Sure, see my list above, any of them, but for this Prize the fusor is probably the most appropriate. I wouldn’t tackle it for the Prize because of the timeframe.  But if anyone is bold enough to go for it, I will gladly contribute! Maybe engineered organs is closer to practical already though.  Again, I will help if I can!

Just need time to think!

I’d like to explain my avatar.
It’s a symbol related to the Schrödinger wave equation, applied to human and machine interfaces, instead of matter.  We expose our abilities and properties, what we are about, through our communication and cooperation. These interfaces can be harmonic, or vibrationally destructive, which consumes energy. That’s the same for matter, people, or computers. One curve represents machine interfaces, and the other human interfaces. The two together look like a double helix, a good metaphor for what I am trying to do with my THP entry.

12 thoughts on “THP Hacker Bio: Kenji Larsen

    1. It’s called dreams and visions. Sometimes it’s about inspiration and motivation and not the cold “facts” we rely on which allow us to achieve awesome goals :)

      1. Perhaps, but ideas need to be articulated clearly to gain traction and an audience. Sequential switching of UPS ports does not put someone in the same league as Tesla, however it is dressed up. The Telsa comparison is insulting and I can’t help but wonder if there is an ’emperor’s new clothes’ thing going on with Brian here. Then again perhaps I am just too dense and narrow minded to comprehend…

  1. Many of the Reacton projects are posted in the Moteino forums at lowpowerlab.com under the name of “kolumkilli”. Since Larsen doesn’t bother to credit Felix Rusu’s work, makes me wonder if he is also lifting projects from other folks from the Moteino forums.

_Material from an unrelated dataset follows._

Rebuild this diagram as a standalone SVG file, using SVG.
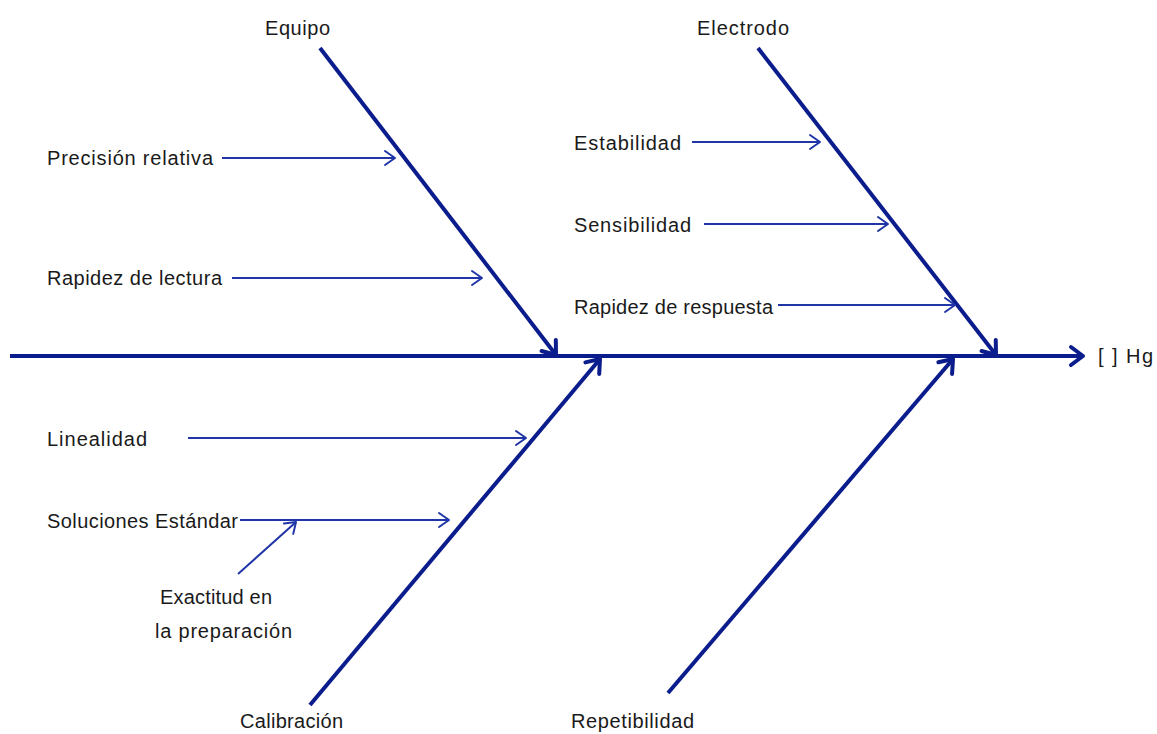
<svg xmlns="http://www.w3.org/2000/svg" width="1157" height="734" viewBox="0 0 1157 734">
<defs>
<style>
.bone{stroke:#0b1c8c;stroke-width:4;fill:none;marker-end:url(#big)}
.sub{stroke:#1f35a8;stroke-width:2;fill:none;marker-end:url(#small)}
text{font-family:"Liberation Sans",Arial,sans-serif;font-size:20px;fill:#1a1a1a}
</style>
<marker id="big" markerUnits="userSpaceOnUse" viewBox="-16 -12 20 24" refX="0" refY="0" markerWidth="20" markerHeight="24" orient="auto" overflow="visible">
<path d="M-12,-9 L0,0 L-12,9" fill="none" stroke="#0b1c8c" stroke-width="4" stroke-linecap="round" stroke-linejoin="round"/>
</marker>
<marker id="small" markerUnits="userSpaceOnUse" viewBox="-12 -9 14 18" refX="0" refY="0" markerWidth="14" markerHeight="18" orient="auto" overflow="visible">
<path d="M-10,-7 L0,0 L-10,7" fill="none" stroke="#1f35a8" stroke-width="2" stroke-linecap="round" stroke-linejoin="round"/>
</marker>
</defs>
<rect width="1157" height="734" fill="#ffffff"/>
<g id="connectors">
<line class="bone" x1="10" y1="356" x2="1083" y2="356"/>
<line class="bone" x1="320" y1="48" x2="556" y2="355"/>
<line class="bone" x1="758" y1="48" x2="996" y2="355"/>
<line class="bone" x1="310" y1="705" x2="600" y2="359"/>
<line class="bone" x1="668" y1="693" x2="953" y2="359"/>
<line class="sub" x1="222" y1="158" x2="395" y2="158"/>
<line class="sub" x1="232" y1="278" x2="482" y2="278"/>
<line class="sub" x1="692" y1="142" x2="820" y2="142"/>
<line class="sub" x1="704" y1="224" x2="888" y2="224"/>
<line class="sub" x1="778" y1="305" x2="955" y2="305"/>
<line class="sub" x1="188" y1="438" x2="526" y2="438"/>
<line class="sub" x1="240" y1="520" x2="449" y2="520"/>
<line class="sub" x1="238" y1="574" x2="296" y2="522"/>
</g>
<g id="equipo"><text x="265" y="35" textLength="65">Equipo</text></g>
<g id="electrodo"><text x="697" y="35" textLength="92">Electrodo</text></g>
<g id="calibracion"><text x="240" y="728" textLength="103">Calibración</text></g>
<g id="repetibilidad"><text x="571" y="728" textLength="123">Repetibilidad</text></g>
<g id="hg"><text x="1098" y="363" textLength="55">[ ] Hg</text></g>
<g id="precision"><text x="47" y="165" textLength="166">Precisión relativa</text></g>
<g id="rapidez-lectura"><text x="47" y="285" textLength="175">Rapidez de lectura</text></g>
<g id="estabilidad"><text x="574" y="150" textLength="107">Estabilidad</text></g>
<g id="sensibilidad"><text x="574" y="232" textLength="117">Sensibilidad</text></g>
<g id="rapidez-respuesta"><text x="574" y="314" textLength="199">Rapidez de respuesta</text></g>
<g id="linealidad"><text x="47" y="446" textLength="100">Linealidad</text></g>
<g id="soluciones"><text x="47" y="528" textLength="191">Soluciones Estándar</text></g>
<g id="exactitud"><text x="160" y="604" textLength="112">Exactitud en</text><text x="155" y="638" textLength="137">la preparación</text></g>
</svg>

  2. That sound extremely bad form to be using work of someone else and taking credit for it.
    Even BSD license requires keeping their copyright + developer(s) notice intact.

    I think this is a case of violating the Open Source spirit or even DMCA take down.

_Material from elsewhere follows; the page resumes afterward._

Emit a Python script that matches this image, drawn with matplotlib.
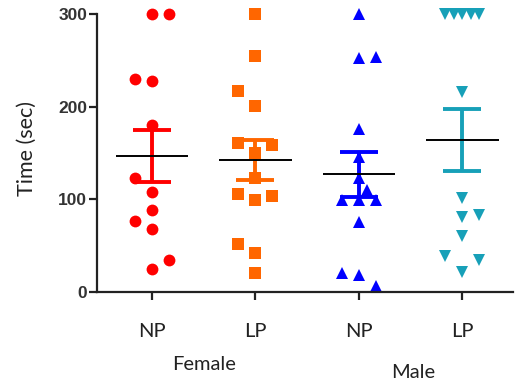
import numpy as np
import matplotlib
matplotlib.use('Agg')
import matplotlib.pyplot as plt

# groups on the x axis
groups = ['NP', 'LP', 'NP', 'LP']
sexes = ['Female', 'Male']

# time in seconds
female_np = [300, 300, 230, 228, 180, 123, 108, 88, 77, 68, 35, 25]
female_lp = [300, 255, 217, 201, 161, 159, 150, 123, 106, 104, 99, 52, 42, 21]
male_np = [300, 254, 252, 176, 146, 123, 110, 99, 99, 99, 76, 20, 18, 7]
male_lp = [300, 300, 300, 300, 300, 216, 101, 83, 81, 60, 39, 35, 22]

# horizontal spread of the dots (in slots), layout only
spread_fnp = [0, 1, -1, 0, 0, -1, 0, 0, -1, 0, 1, 0]
spread_flp = [0, 0, -1, 0, -1, 1, 0, 0, -1, 1, 0, -1, 0, 0]
spread_mnp = [0, 1, 0, 0, 0, 0, 0.5, -1, 0, 1, 0, -1, 0, 1]
spread_mlp = [-1, -0.5, 0, 0.5, 1, 0, 0, 1, 0, 0, -1, 1, 0]

data = [female_np, female_lp, male_np, male_lp]
spreads = [spread_fnp, spread_flp, spread_mnp, spread_mlp]
colors = ['#FF0000', '#FF6600', '#0000FF', '#17A0B8']
markers = ['o', 's', '^', 'v']
msizes = [8.5, 8.5, 9, 9]

W, H = 515, 381
fig = plt.figure(figsize=(W / 100, H / 100), dpi=100)
ax = fig.add_axes([97 / W, 1 - 292 / H, (513 - 97) / W, (292 - 14) / H])

slot = 0.165
for i, vals in enumerate(data):
    vals = np.array(vals, dtype=float)
    xs = i + np.array(spreads[i]) * slot
    ax.plot(xs, vals, linestyle='none', marker=markers[i], color=colors[i],
            markersize=msizes[i], markeredgewidth=0, zorder=2, clip_on=False)
    m = vals.mean()
    sem = vals.std(ddof=1) / np.sqrt(len(vals))
    ax.errorbar([i], [m], yerr=[sem], fmt='none', ecolor=colors[i],
                elinewidth=2.8, capsize=13.5, capthick=2.8, zorder=3)
    ax.hlines(m, i - 0.35, i + 0.35, color='black', linewidth=1.4, zorder=4)

ax.set_xlim(-0.53, 3.49)
ax.set_ylim(0, 300)
ax.set_yticks([0, 100, 200, 300])
ax.set_xticks(range(4))
ax.set_xticklabels(groups, fontfamily='Lato', fontsize=14.5, color='#222222')
for lab in ax.get_yticklabels():
    lab.set_fontfamily('Liberation Sans')
    lab.set_fontweight('bold')
    lab.set_fontsize(12.5)
    lab.set_color('#333333')

for s in ['top', 'right']:
    ax.spines[s].set_visible(False)
for s in ['left', 'bottom']:
    ax.spines[s].set_linewidth(1.6)
    ax.spines[s].set_color('#222222')
ax.tick_params(axis='y', length=6, width=1.6, pad=1, color='#222222')
ax.tick_params(axis='x', length=6, width=1.6, pad=16, color='#222222')

fig.text(27 / W, 1 - 148 / H, 'Time (sec)', rotation=90, ha='center', va='center',
         fontfamily='Lato', fontsize=15.5, color='#222222')

trans = matplotlib.transforms.blended_transform_factory(ax.transData, fig.transFigure)
ax.text(0.5, 1 - 365 / H, sexes[0], transform=trans, ha='center', va='center',
        fontfamily='Lato', fontsize=14.5, color='#222222')
ax.text(2.53, 1 - 372 / H, sexes[1], transform=trans, ha='center', va='center',
        fontfamily='Lato', fontsize=14.5, color='#222222')

fig.savefig('out.png', dpi=100)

  3. FYI: http://www.wired.com/2013/07/github-licenses/
    >Developers sharing code publicly on GitHub agree to a terms of service that allows other users to view and copy code, but if a license isn’t explicitly chosen, other developers won’t have the right to actually change or redistribute the code.

    Such is the case of Moteino on GitHub without explicitly stating the license of the board that [Kenji Larsen] seem to be distributing the work and claiming authorship. Unless [Kenji Larsen] also happens to be the same person running Moteino.

    I hope others would join me to urge HaD to look in the matter. Having someone violating the law to be a contestant is bad.